Когда начинают печатать отрывки из чего-то, что еще где-то и когда-то будет напечатано, – это значит, что автор вполне советский, народный и современный.
Так что хватит хныкать. Привет с добрыми пожеланиями Олегу.
А ты брось свои кино-сценаристско-капитанские замашки, брось барство, брось звонить мне из Малеевки (знаю, знаю, что ты там, но не завидую) – нужно быть скромным и обходиться посредством старухи-почты.
Я получил письмецо от твоей мамаши.
Сколько ты еще пробудешь в Малеевке, над чем работаешь и не собираешься ли навестить Москву?
Кто там еще с тобой ошивается? Как сценарий из «Росомахи»? Вообще как дела – я хотел бы тебя видеть.
Приперся я тут к одной поэтессе (она потом в меня влюбилась – ах, ах, кэп!), у нее был Светлов и еще кто-то.
Поэтесса эта страшно талантливая баба, молодая, курносая, с глазами-пуговками.
Ну, ну, старик, выше голову, погляди там в бинокль – не светит ли нам где маяк? Настроение у меня кислое, но это все пустяки, я теперь такой проклятый оптимист, тем более, что меня решительно все любят (кроме редакторов журналов). А ты меня любишь, старик? Ну, так приезжай! Живу я сейчас один, мамаша моя все в Пицунде. Юра».
28.11.58.
«Дорогая Любовь Дмитриевца! Спасибо Вам за добрые пожелания, спасибо за заботу во время моего гощения у Вас.
Я очень рад, что познакомился с Вами, Виктором и Олегом – все вы люди глубоко симпатичные – настолько, что я, право, жалею, что вы не москвичи.
Северная поездка моя не удалась в том смысле, что я не получил того заряда оптимизма, на который рассчитывал.
Пицунда же – очень славное местечко.
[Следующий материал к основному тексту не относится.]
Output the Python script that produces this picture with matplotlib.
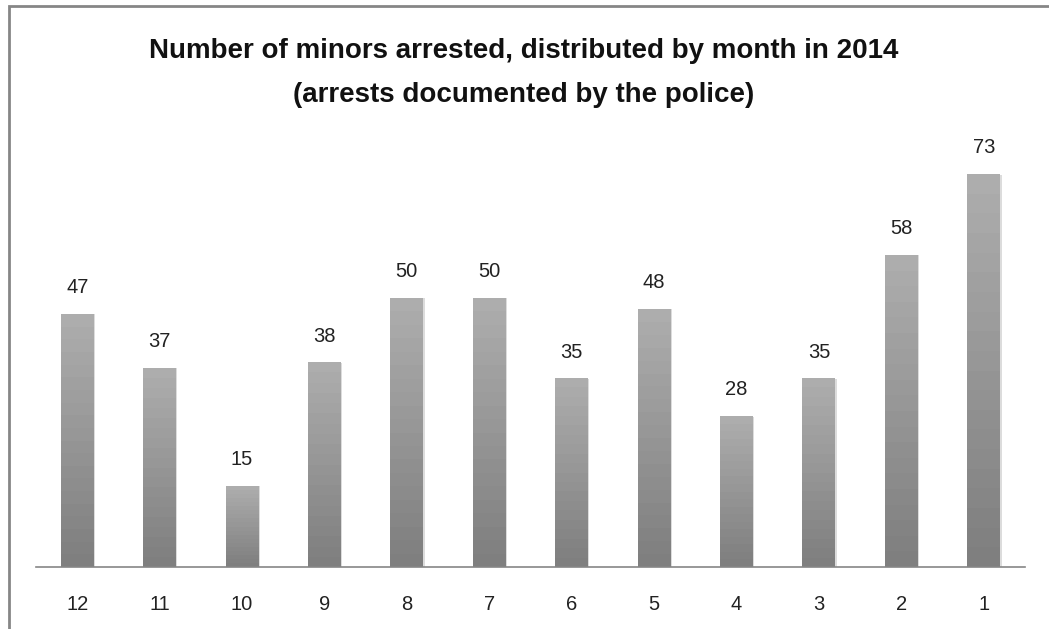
import numpy as np
import matplotlib.pyplot as plt
from matplotlib.patches import Rectangle
from matplotlib.colors import LinearSegmentedColormap

months = ['12', '11', '10', '9', '8', '7', '6', '5', '4', '3', '2', '1']
arrests = [47, 37, 15, 38, 50, 50, 35, 48, 28, 35, 58, 73]
title = 'Number of minors arrested, distributed by month in 2014\n(arrests documented by the police)'

plt.rcParams['font.family'] = ['Liberation Sans', 'DejaVu Sans']

W, H = 1049, 629
fig = plt.figure(figsize=(W / 100, H / 100), dpi=100)

# outer chart frame (right and bottom edges fall outside the image)
fig.patches.append(Rectangle((8.5 / W, -0.1), 1.2, 1 - 6 / H + 0.1, transform=fig.transFigure,
                             fill=False, edgecolor='#868686', linewidth=2, zorder=0))

# axes: baseline at y=567, x from 36 to 1025
ax = fig.add_axes([36 / W, 1 - 567 / H, (1025 - 36) / W, (567 - 137) / H])

x = np.arange(len(months))
bars = ax.bar(x, arrests, width=0.4, color='none', edgecolor='none')

# vertical banded gradient, light at top, dark at bottom
cmap = LinearSegmentedColormap.from_list('g', ['#7f7f7f', '#adadad'])
grad = np.linspace(0, 1, 20).reshape(-1, 1)
for b, v in zip(bars, arrests):
    x0 = b.get_x()
    w = b.get_width()
    ax.add_patch(Rectangle((x0 + 0.015, 0), w, v, facecolor='#dcdcdc', edgecolor='none', zorder=1))
    ax.imshow(grad, extent=(x0, x0 + w, 0, v), origin='lower', aspect='auto',
              cmap=cmap, interpolation='nearest', zorder=2)
    ax.text(x0 + w / 2, v + 3.2, str(v), ha='center', va='bottom', fontsize=14.5, color='#222222')

ax.set_xlim(-0.5, len(months) - 0.5)
ax.set_ylim(0, 80)

for s in ['top', 'right', 'left']:
    ax.spines[s].set_visible(False)
ax.spines['bottom'].set_color('#868686')
ax.spines['bottom'].set_linewidth(1.2)
ax.set_yticks([])
ax.set_xticks(x)
ax.set_xticklabels(months, fontsize=14.5, color='#222222')
ax.tick_params(axis='x', length=0, pad=20)

fig.text(524 / W, 1 - 73 / H, title, ha='center', va='center', fontsize=20,
         fontweight='bold', linespacing=1.9, color='#111111')

fig.savefig('out.png', dpi=100)
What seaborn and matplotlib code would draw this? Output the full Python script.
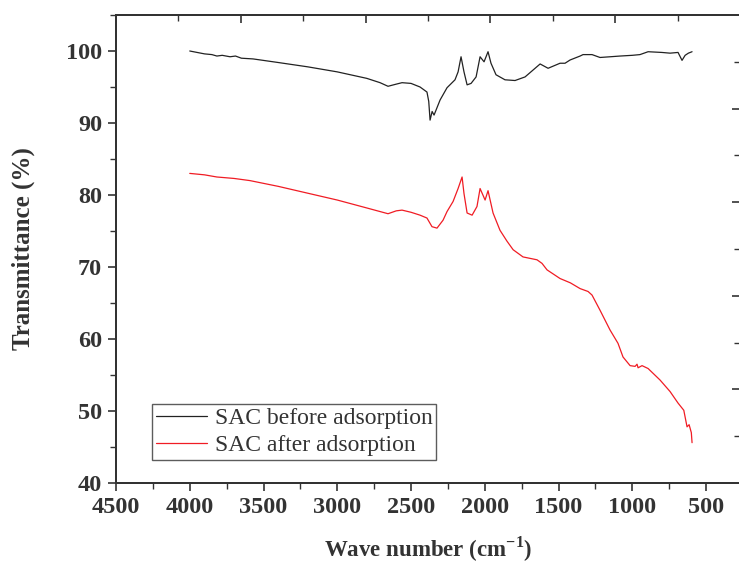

Я там ленился, да, признаться, и не было особенных условий для работы.
Кроме того, мне сейчас трудновато во внутреннем смысле, т. е. я не знаю, не уверен твердо, как и о чем писать.
Приняли меня в Союз, вышла небольшая книжечка в Детгизе – таковы мои «внешние» успехи.
И если посмотреть, как другие живут и как завидуют мне мои коллеги, то выходит, что мои дела совсем не дурны.
А если бы писалось полегче, то я и сам был бы страшно доволен своей судьбой.
Большой привет Олегу.
Виктор мне почему-то не пишет.
Будьте здоровы и да будет Вам счастье в Ваших ужасных сыновьях-писателях.
Ю. Казаков
P. S. А В. Ф. Панову Друзин таки лягнул в «Литературке»… Все это ужасно противно».